Ainda sobre as ordens da censura aos jornais no pós 31 de março de 1964. Uma delas, passada pelo telefone à redação de O Estado do Paraná e Tribuna do Paraná, era curta e grossa: proibia qualquer notícia a propósito da presença de um navio inglês no litoral brasileiro.
Ninguém entendeu. O tempo foi passando e o episódio (quase) caiu no esquecimento. Mas, anos e anos depois, há quem, em tom de pilhéria, tenha anunciado:
“Decifrei a charada! Deve ter sido o primeiro navio utilizado para o transporte de maconha em grande escala…”
É, o primeiro, porque, em setembro de 1987, como foi amplamente noticiado, um navio, o Solana Star, que vinha da Austrália, transportava 22 toneladas de maconha – devidamente enlatadas. O destino era Miami, mas, como a DEA (Drug Enforcement Administration) tinha alertado as autoridades brasileiras, os traficantes decidiram se livrar da cannabis, jogando as latas ao mar. Que foram parar – para espanto de pescadores e veranistas – no litoral do Rio e de São Paulo. O episódio ficou conhecido como o verão das latas…

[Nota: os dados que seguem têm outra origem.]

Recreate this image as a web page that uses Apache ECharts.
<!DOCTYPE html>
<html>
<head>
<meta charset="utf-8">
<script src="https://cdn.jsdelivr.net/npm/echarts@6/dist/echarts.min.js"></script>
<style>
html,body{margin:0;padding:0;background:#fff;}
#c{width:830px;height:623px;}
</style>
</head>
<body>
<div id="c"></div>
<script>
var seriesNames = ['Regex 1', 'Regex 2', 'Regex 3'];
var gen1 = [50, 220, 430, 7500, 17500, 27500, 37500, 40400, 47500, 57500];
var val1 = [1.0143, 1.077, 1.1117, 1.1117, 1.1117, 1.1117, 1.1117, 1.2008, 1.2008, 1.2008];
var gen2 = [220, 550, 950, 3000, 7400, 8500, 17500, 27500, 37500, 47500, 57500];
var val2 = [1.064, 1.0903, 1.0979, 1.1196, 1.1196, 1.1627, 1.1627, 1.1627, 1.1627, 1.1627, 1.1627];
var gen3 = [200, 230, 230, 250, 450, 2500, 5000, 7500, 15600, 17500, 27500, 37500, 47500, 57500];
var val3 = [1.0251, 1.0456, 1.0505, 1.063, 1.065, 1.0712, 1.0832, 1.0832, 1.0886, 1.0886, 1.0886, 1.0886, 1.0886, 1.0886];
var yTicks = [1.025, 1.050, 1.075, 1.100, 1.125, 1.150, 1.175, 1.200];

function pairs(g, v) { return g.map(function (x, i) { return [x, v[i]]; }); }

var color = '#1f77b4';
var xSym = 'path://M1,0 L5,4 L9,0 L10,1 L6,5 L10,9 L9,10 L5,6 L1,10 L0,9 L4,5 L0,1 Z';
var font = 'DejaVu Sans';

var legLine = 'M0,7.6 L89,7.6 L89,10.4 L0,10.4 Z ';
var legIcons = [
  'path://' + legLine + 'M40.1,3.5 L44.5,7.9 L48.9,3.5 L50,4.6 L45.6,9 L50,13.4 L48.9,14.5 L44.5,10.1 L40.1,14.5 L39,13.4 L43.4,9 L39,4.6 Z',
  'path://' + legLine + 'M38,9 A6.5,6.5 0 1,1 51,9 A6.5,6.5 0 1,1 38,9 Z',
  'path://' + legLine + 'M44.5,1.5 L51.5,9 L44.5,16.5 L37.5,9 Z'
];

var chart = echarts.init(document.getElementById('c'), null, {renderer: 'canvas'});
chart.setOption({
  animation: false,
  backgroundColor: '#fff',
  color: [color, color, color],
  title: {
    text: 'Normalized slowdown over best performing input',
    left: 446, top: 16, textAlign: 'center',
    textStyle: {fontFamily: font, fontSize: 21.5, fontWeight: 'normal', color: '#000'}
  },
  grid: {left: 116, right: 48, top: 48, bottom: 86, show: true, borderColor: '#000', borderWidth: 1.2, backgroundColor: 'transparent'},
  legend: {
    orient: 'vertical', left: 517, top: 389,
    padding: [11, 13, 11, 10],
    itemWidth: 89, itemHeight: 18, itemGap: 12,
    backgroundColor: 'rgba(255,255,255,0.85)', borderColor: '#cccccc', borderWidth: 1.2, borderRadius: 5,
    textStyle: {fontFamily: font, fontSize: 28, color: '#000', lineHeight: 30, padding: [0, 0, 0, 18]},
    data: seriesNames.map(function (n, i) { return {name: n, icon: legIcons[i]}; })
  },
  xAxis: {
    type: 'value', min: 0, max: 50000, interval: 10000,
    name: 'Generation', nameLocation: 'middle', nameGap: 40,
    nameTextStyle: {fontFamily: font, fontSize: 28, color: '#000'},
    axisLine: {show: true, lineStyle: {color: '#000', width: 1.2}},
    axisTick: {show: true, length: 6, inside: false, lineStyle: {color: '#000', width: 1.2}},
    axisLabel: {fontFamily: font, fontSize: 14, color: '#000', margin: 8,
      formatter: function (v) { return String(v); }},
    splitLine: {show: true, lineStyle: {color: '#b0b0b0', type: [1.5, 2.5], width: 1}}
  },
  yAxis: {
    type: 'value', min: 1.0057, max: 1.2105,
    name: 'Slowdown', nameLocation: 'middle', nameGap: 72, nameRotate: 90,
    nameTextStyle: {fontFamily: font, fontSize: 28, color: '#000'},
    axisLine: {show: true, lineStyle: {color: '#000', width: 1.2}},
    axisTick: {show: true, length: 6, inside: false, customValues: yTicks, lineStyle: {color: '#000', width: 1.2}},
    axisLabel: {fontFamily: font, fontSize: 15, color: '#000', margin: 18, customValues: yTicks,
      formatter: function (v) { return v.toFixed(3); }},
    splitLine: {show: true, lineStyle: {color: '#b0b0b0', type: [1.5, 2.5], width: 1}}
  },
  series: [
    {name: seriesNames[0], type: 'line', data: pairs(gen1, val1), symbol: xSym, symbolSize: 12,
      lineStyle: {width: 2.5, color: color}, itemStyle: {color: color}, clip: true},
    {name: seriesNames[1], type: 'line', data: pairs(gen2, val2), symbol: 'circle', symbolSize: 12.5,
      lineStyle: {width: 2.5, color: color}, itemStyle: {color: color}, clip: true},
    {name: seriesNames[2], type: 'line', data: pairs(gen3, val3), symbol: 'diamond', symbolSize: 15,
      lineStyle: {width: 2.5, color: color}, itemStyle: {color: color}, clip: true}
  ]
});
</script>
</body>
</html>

Quando o SNI tremeu na base
Ainda sobre os tempos bicudos, tem o episódio de um jovem repórter (quem seria, hein?) pautado para fazer uma matéria sobre a instalação de uma agência do SNI (Serviço Nacional de Informações) em Curitiba. Criado pela Lei nº 4.341, de 13 de junho de 1964, o SNI tinha como objetivo “supervisionar e coordenar as atividades de informações e contrainformações no Brasil e exterior”.

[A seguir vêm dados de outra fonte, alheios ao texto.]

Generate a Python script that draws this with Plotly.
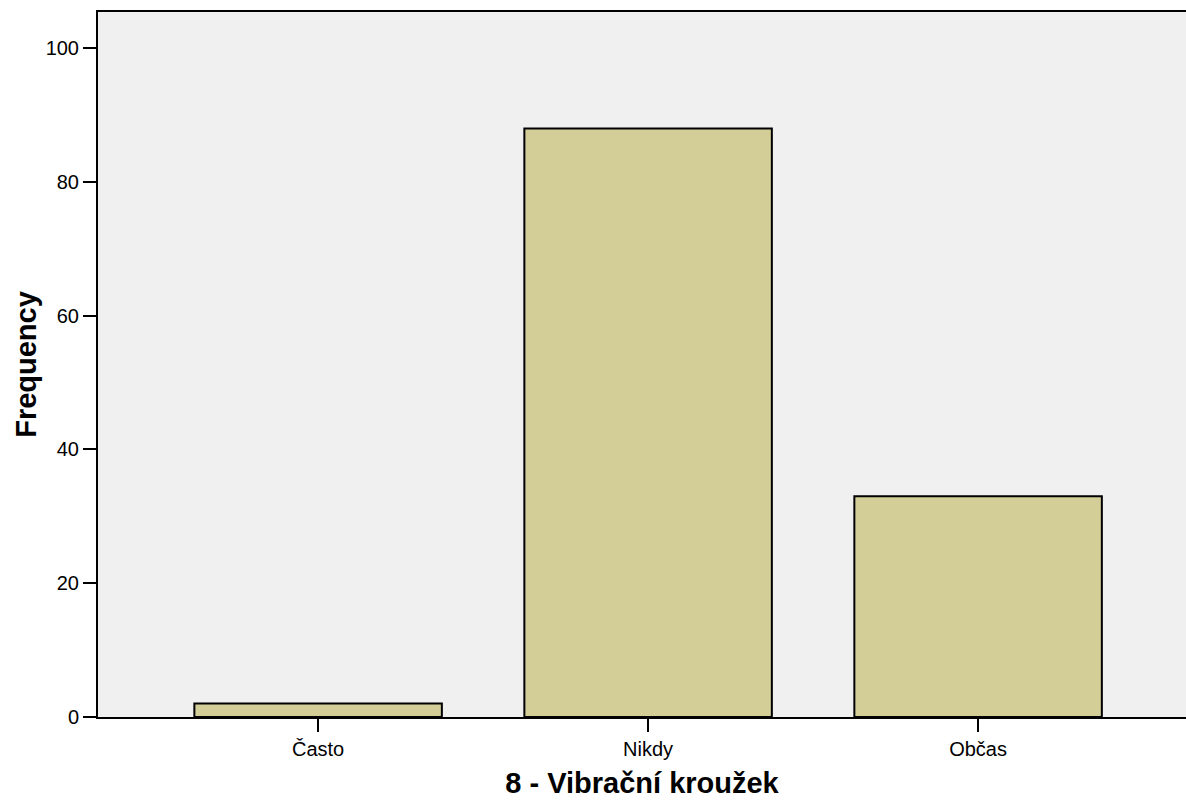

Endereço anotado, um edifício, perto da Praça Santos Andrade, lá foi o jornalista. Segundo andar, apartamento 21. Toca a campainha, um agente abre a porta e o jovem se identifica:
“Boa tarde. Sou repórter…”
Não consegue concluir. O agente começou a esbravejar, tão apavorado quanto o repórter:
“O que você está fazendo aqui? Suma já daqui, fora, rua!”
Antes de virar notícia, o repórter bateu em retirada. Nada heroica.
A sorte e o azar do Chico
Outra dos tempos bicudos. É contada por Mário Lago no livro Primeiro de Abril – Estórias para a História, Editora Civilização Brasileira, 1964. Desempregado, sem um mísero tostão no bolso, Chico vagava pelo Rio de Janeiro quanto topou alguns embrulhos jogados no canto de uma calçada. Continham papéis e muitos livros, muitos livros. Deixou de lado os papéis (“a vida dos outros não me interessava”) e, logo adiante, espalhou os livros na calçada e começou a anunciar a venda de obras que nunca tinha lido – insistindo no preço: “cinquenta pratas cada um”, “preço galinha morta legítima”… Não demorou muito e foi preso. Eram livros altamente “subversivos”. Daí terem sido descartados por alguém que temia ser vítima da caça às bruxas. Título do artigo, página 45: O subversivíssimo.
Como escreveu Guimarães Rosa, em Grande Sertão: Veredas, viver é perigoso. De fato. E, dependendo da época, pior ainda.